How to Learn Teenage as a Second Language
Better communication with teenagers can help them make better decisions, a new book claims.
We all know by now that men are from Mars and women are from Venus. But once your children hit those dreaded teen years–it might seem like they’re from another planet altogether! That sweet little child who once couldn’t wait to jump off the bus and give you that after-school hug? She’s morphed into a sarcastic, sullen alien who slinks straight from bus to bedroom–without ever acknowledging your existence.
So what’s a parent to do–short of locking their teens up for the next five years and throwing away the key? Psychologists Dr. Jennifer A. Powell – Lunder and Dr. Barbara R. Greenberg, co-authors of the book, Teenage as a Second Language: A Parent’s Guide to Becoming Bilingual, worked with hundreds of teens and their families and concluded through evidence-based research that teens actually do speak their own language. The authors suggest you take the time to learn teen talk–the same way you’d go about learning Spanish or French.

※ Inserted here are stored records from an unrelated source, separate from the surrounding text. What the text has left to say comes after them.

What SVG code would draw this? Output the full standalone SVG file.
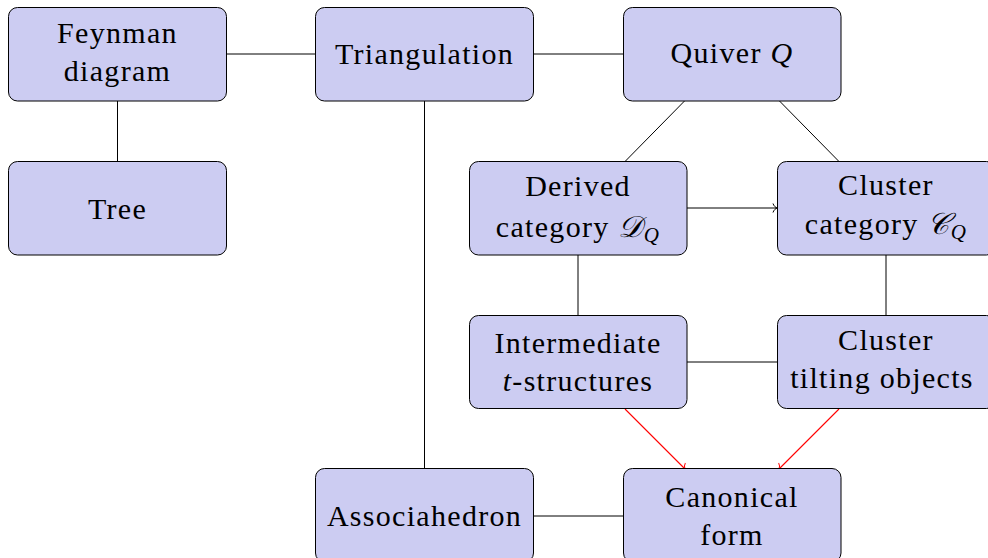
<svg xmlns="http://www.w3.org/2000/svg" width="988" height="558" viewBox="0 0 988 558" font-family="Liberation Serif, DejaVu Serif, serif">
<style>
.box{fill:#ccccf2;stroke:#000;stroke-width:1}
.t{font-size:30px;letter-spacing:1.3px;fill:#000;text-anchor:middle}
.m{font-style:italic}
.c{fill:none;stroke:#000;stroke-width:1}
.r{fill:none;stroke:#ff0000;stroke-width:1.1}
</style>
<defs>
<marker id="ah" markerUnits="userSpaceOnUse" markerWidth="12" markerHeight="12" refX="0" refY="0" viewBox="-6 -6 12 12" orient="auto" overflow="visible">
<path d="M-4,-4.5 C-3.3,-2 -1.2,-0.5 0,0 C-1.2,0.5 -3.3,2 -4,4.5" fill="none" stroke="#000" stroke-width="1"/>
</marker>
<marker id="ahr" markerUnits="userSpaceOnUse" markerWidth="12" markerHeight="12" refX="0" refY="0" viewBox="-6 -6 12 12" orient="auto" overflow="visible">
<path d="M-4,-4.5 C-3.3,-2 -1.2,-0.5 0,0 C-1.2,0.5 -3.3,2 -4,4.5" fill="none" stroke="#ff0000" stroke-width="1"/>
</marker>
</defs>
<g id="connectors">
<line class="c" x1="226.5" y1="54" x2="315.5" y2="54"/>
<line class="c" x1="117.5" y1="101" x2="117.5" y2="161"/>
<line class="c" x1="533.5" y1="54" x2="623" y2="54"/>
<line class="c" x1="424.5" y1="101" x2="424.5" y2="468"/>
<line class="c" x1="684.5" y1="101" x2="625.5" y2="161"/>
<line class="c" x1="779.5" y1="101" x2="838.5" y2="161"/>
<line class="c" x1="687" y1="208" x2="777" y2="208" marker-end="url(#ah)"/>
<line class="c" x1="578" y1="255" x2="578" y2="315"/>
<line class="c" x1="886" y1="255" x2="886" y2="315"/>
<line class="c" x1="687" y1="362" x2="777" y2="362"/>
<line class="c" x1="533.5" y1="516" x2="623" y2="516"/>
<path class="r" d="M625,409 L685,469" marker-end="url(#ahr)"/>
<path class="r" d="M839,409 L779,469" marker-end="url(#ahr)"/>
</g>
<g id="feynman">
<rect class="box" x="8.5" y="7.5" width="218" height="93.5" rx="9"/>
<text class="t" x="117.5" y="43">Feynman</text>
<text class="t" x="117.5" y="81">diagram</text>
</g>
<g id="triangulation">
<rect class="box" x="315.5" y="7.5" width="218" height="93.5" rx="9"/>
<text class="t" x="424.5" y="64">Triangulation</text>
</g>
<g id="quiver">
<rect class="box" x="623.5" y="7.5" width="217.5" height="93.5" rx="9"/>
<text class="t" x="732" y="63">Quiver <tspan class="m">Q</tspan></text>
</g>
<g id="tree">
<rect class="box" x="8.5" y="161.5" width="218" height="93.5" rx="9"/>
<text class="t" x="117.5" y="219">Tree</text>
</g>
<g id="derived">
<rect class="box" x="469.5" y="161.5" width="217.5" height="93.5" rx="9"/>
<text class="t" x="578" y="196">Derived</text>
<text class="t" x="578" y="237">category <tspan class="m">𝒟</tspan><tspan class="m" font-size="21" dy="5">Q</tspan></text>
</g>
<g id="cluster">
<rect class="box" x="777.5" y="161.5" width="218" height="93.5" rx="9"/>
<text class="t" x="886" y="195">Cluster</text>
<text class="t" x="886" y="234">category <tspan class="m">𝒞</tspan><tspan class="m" font-size="21" dy="5">Q</tspan></text>
</g>
<g id="intermediate">
<rect class="box" x="469.5" y="315.5" width="217.5" height="93" rx="9"/>
<text class="t" x="578" y="353">Intermediate</text>
<text class="t" x="578" y="391"><tspan class="m">t</tspan>-structures</text>
</g>
<g id="tilting">
<rect class="box" x="777.5" y="315.5" width="218" height="93" rx="9"/>
<text class="t" x="886" y="350">Cluster</text>
<text class="t" x="882" y="388">tilting objects</text>
</g>
<g id="associahedron">
<rect class="box" x="315.5" y="468.5" width="218" height="93.5" rx="9"/>
<text class="t" x="424.5" y="526">Associahedron</text>
</g>
<g id="canonical">
<rect class="box" x="623.5" y="468.5" width="217.5" height="93.5" rx="9"/>
<text class="t" x="732" y="507">Canonical</text>
<text class="t" x="732" y="545">form</text>
</g>
</svg>
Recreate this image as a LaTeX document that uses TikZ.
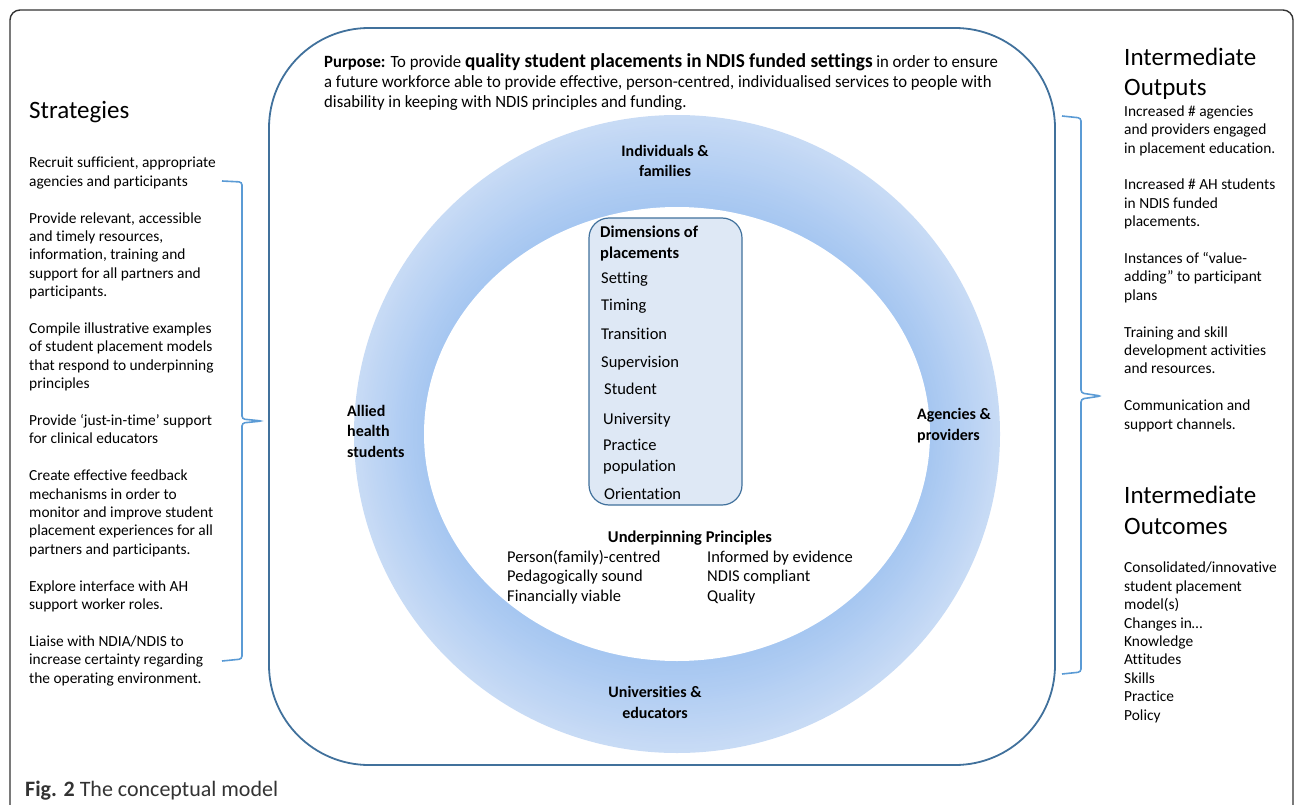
\documentclass[tikz,border=0pt]{standalone}
\usepackage{fontspec}
\setmainfont{Carlito}[Ligatures={TeX,NoCommon}]
\newfontfamily\narrowfont{Carlito}[FakeStretch=0.97, Ligatures={TeX,NoCommon}]

\definecolor{framegray}{HTML}{333333}
\definecolor{modelblue}{HTML}{41719C}
\definecolor{braceblue}{HTML}{5B9BD5}
\definecolor{ringout}{HTML}{C8DBF5}
\definecolor{ringin}{HTML}{A5C6F1}
\definecolor{dimfill}{HTML}{DEE8F5}

\tikzset{
  txt/.style={font=\fontsize{15.4}{18.4}\selectfont, align=left, inner sep=0pt, anchor=base west},
  heading/.style={font=\fontsize{25}{30.5}\selectfont, align=left, inner sep=0pt, anchor=base west},
  ringlabel/.style={font=\bfseries\fontsize{16}{20.5}\selectfont, inner sep=0pt},
  inner/.style={font=\fontsize{16.5}{19.5}\selectfont, align=left, inner sep=0pt, anchor=base west},
  brace/.style={draw=braceblue, line width=1.6pt, rounded corners=3pt},
}

\begin{document}
\begin{tikzpicture}[x=1pt,y=-1pt]
\useasboundingbox (0,0) rectangle (1295,805);
\clip (0,0) rectangle (1295,805);

% frame round everything
\draw[framegray, line width=1.4pt, rounded corners=10pt] (10,10) rectangle (1293,840);

% shaded ring, light outside, darker towards the hole
\foreach \k in {0,...,40} {
  \pgfmathsetmacro\rx{323-1.75*\k}
  \pgfmathsetmacro\ry{319-2.3*\k}
  \pgfmathtruncatemacro\mix{2.5*\k}
  \fill[ringin!\mix!ringout] (677,434) ellipse [x radius=\rx pt, y radius=\ry pt];
}
\fill[white] (677,434) ellipse [x radius=253pt, y radius=227pt];

% model boundary
\draw[modelblue, line width=1.8pt, rounded corners=100pt] (269,28) rectangle (1055,765);

% last line sits on the given baseline
\node[txt, font=\narrowfont\fontsize{17.2}{20}\selectfont] (purpose) at (324,108)
  {{\bfseries Purpose:} To provide {\bfseries\fontsize{19.8}{20}\selectfont quality student placements in NDIS funded settings} in order to ensure\\
   a future workforce able to provide effective, person-centred, individualised services to people with\\
   disability in keeping with NDIS principles and funding.};

% stakeholders on the ring
\node[ringlabel, align=center, anchor=base] (families) at (665,177) {Individuals \&\\families};
\node[ringlabel, align=left, anchor=base west] (students) at (347,457) {Allied\\health\\students};
\node[ringlabel, align=left, anchor=base west] (agencies) at (917,440) {Agencies \&\\providers};
\node[ringlabel, align=center, anchor=base] (unis) at (655,718) {Universities \&\\educators};

% dimensions box
\node[draw=modelblue, fill=dimfill, line width=1.2pt, rounded corners=20pt,
      minimum width=153pt, minimum height=287pt, inner sep=0pt] (dims) at (665.5,361.5) {};
\node[ringlabel, font=\bfseries\fontsize{16.5}{20.5}\selectfont, align=left, anchor=base west] (dimhead) at (600,258) {Dimensions of\\placements};
\foreach \y/\x/\t [count=\i] in {283/601/Setting, 310/601/Timing, 339/601/Transition,
    367/601/Supervision, 394/604/Student, 424/603/University, 450/603/Practice,
    471/603/population, 499/604/Orientation}
  \node[inner] (dim\i) at (\x,\y) {\t};

% principles
\node[ringlabel, font=\bfseries\fontsize{16.5}{20}\selectfont, anchor=base] (prinhead) at (690,542) {Underpinning Principles};
\node[inner] (prinl) at (507,601)
  {Person(family)-centred\\Pedagogically sound\\Financially viable};
\node[inner] (prinr) at (707,601)
  {Informed by evidence\\NDIS compliant\\Quality};

% left column
\node[heading] (strathead) at (29,119) {Strategies};
\node[txt] (strat) at (29,683)
  {Recruit sufficient, appropriate\\agencies and participants\\[18.4pt]
   Provide relevant, accessible\\and timely resources,\\information, training and\\support for all partners and\\participants.\\[18.4pt]
   Compile illustrative examples\\of student placement models\\that respond to underpinning\\principles\\[18.4pt]
   Provide `just-in-time' support\\for clinical educators\\[18.4pt]
   Create effective feedback\\mechanisms in order to\\monitor and improve student\\placement experiences for all\\partners and participants.\\[18.4pt]
   Explore interface with AH\\support worker roles.\\[18.4pt]
   Liaise with NDIA/NDIS to\\increase certainty regarding\\the operating environment.};
\draw[brace] (222,181) -- (242,182) -- (242,419) -- (262,421) -- (242,423) -- (242,659) -- (222,661);

% right column
\node[heading] (outhead) at (1124,96) {Intermediate\\Outputs};
\node[txt] (outputs) at (1124,429)
  {Increased \# agencies\\and providers engaged\\in placement education.\\[18.4pt]
   Increased \# AH students\\in NDIS funded\\placements.\\[18.4pt]
   Instances of ``value-\\adding'' to participant\\plans\\[18.4pt]
   Training and skill\\development activities\\and resources.\\[18.4pt]
   Communication and\\support channels.};
\draw[brace] (1062,116) -- (1081,118) -- (1081,393) -- (1101,396) -- (1081,399) -- (1081,672) -- (1062,674);

\node[heading] (outcomehead) at (1124,534) {Intermediate\\Outcomes};
\node[txt] (outcomes) at (1124,720)
  {Consolidated/innovative\\student placement\\model(s)\\Changes in\ldots\\Knowledge\\Attitudes\\Skills\\Practice\\Policy};

% caption
\node[txt, font=\fontsize{22}{24}\selectfont, text=framegray] (caption) at (25,796)
  {{\bfseries Fig. 2} The conceptual model};
\end{tikzpicture}
\end{document}
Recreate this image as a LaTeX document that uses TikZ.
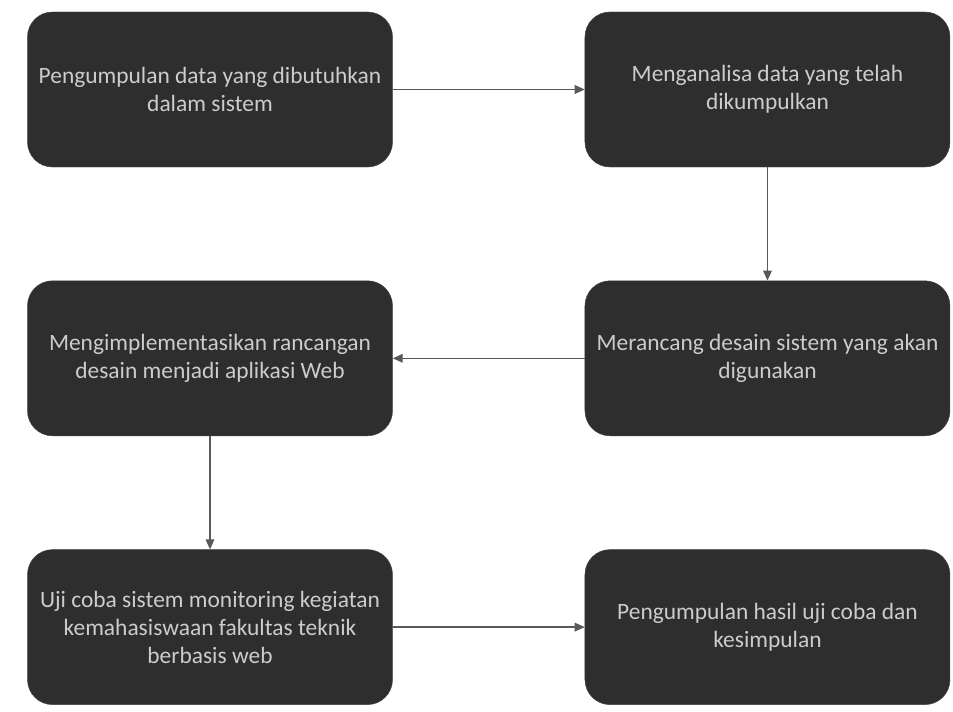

“Teenage is a multifaceted language, says Powell-Lunder. Learning the language involves interpreting both what your teen is saying to you with words, as well as what their body language is telling you. Often the two do not match, which makes it difficult for parents to understand what their teens are really saying.”
For example, she says, if your teens are talking to you with arms crossed, or a hand over their mouth, or feet facing the door, those might be indications that they’re not comfortable with what they’re saying. They’re likely withholding information and/or are desperate to end the conversation.
“As with any language, however, it takes time and effort to correctly understand and translate,” she says, insisting the process is well worth it. “The quantity and quality of the communication between teens and parents affects teen decision-making. Teens who communicate well with their parents not only make smarter, healthier life decisions, as adults they actually live longer!”
Want some translations? Here are some definitions– and suggested responses from the authors — that every parent should know.
• An expression that implies that a teen may give in but is not really interested in what is being said
• An attempt to be dismissive in as few words as possible.
Suggested Parental Response: Leave this alone. Do not let your own concern that your teen may be less than thrilled create an unnecessary controversy.
2.) “And, yeah…”
• A phrase often used just as a teen is getting to the main point of a story.
• This phrase serves to deflate or minimize the importance of the main point of the story especially when a teen is unsure of how the story will be received.
Suggested Parental Response: This is an opportunity to respond in an interested and neutral manner. “I am interested in the rest of the story if you feel like telling me now or later.”
• I will reluctantly consent, but not with pleasure.
• An intentionally vague description used when teenager clearly has no interest in providing further detail.
4.) “I hate you”
• An expression used to convey anger at the moment.
• An expression meant for ‘shock value’ in an effort to secure ‘alone time.’/ A last ditch effort to get you to give in.
Suggested Parental Response: “I’m sorry you’re upset, but that isn’t going to change my answer.”
5) “Thanks” or “Thanks a lot”
• When said sarcastically, a simple expression of anger and/or disappointment.
Suggested Parental Response: “Sorry, when you’re ready to talk to me maybe we can come up with some other fun things to do.” In all cases, avoid responding sarcastically. (Of course, if they genuinely thank you for something, make sure you acknowledge the good manners as well!)
Remember, the authors say it’s critical to remain responsive, not reactive. Think cool, calm, and collected. Your teens will not only hear what you are trying to say, but you teach them the most productive way to approach all life situations. Also, avoid the trap of asking too many questions. Don’t push. If they’re holding back, let them disclose information at their own pace. When opening a dialogue, pointed questions result in more expansive responses. (e.g. Ask: “Tell me one thing you learned in school today,” instead of “How was school today?”)
“The tools and techniques we offer in the book have been shaped through trial and error in our own direct clinical work,” says Powell-Lunder. “While we put the information we gathered into book form, it was the teens who let us into their lives that we feel we must credit. Our work with them and their families compelled us to write the book.”
Of course, it may take some trial and error for parents, too. After all, it’s not always easy to put up with the eye-rolling and “whatevers”. Their advice? Remember it’s not personal, even though, at times, it may feel that way.
“Teens are, by nature, egocentric. They assume that the whole world is watching them and that everything they think and feel is unique to them. Your perception of your teen should take these factors into account,” she says. “If their responses frustrate or anger you, calmly explain why. Anger begets anger. It is not what you say to your teen but how you say it that can make all the difference.”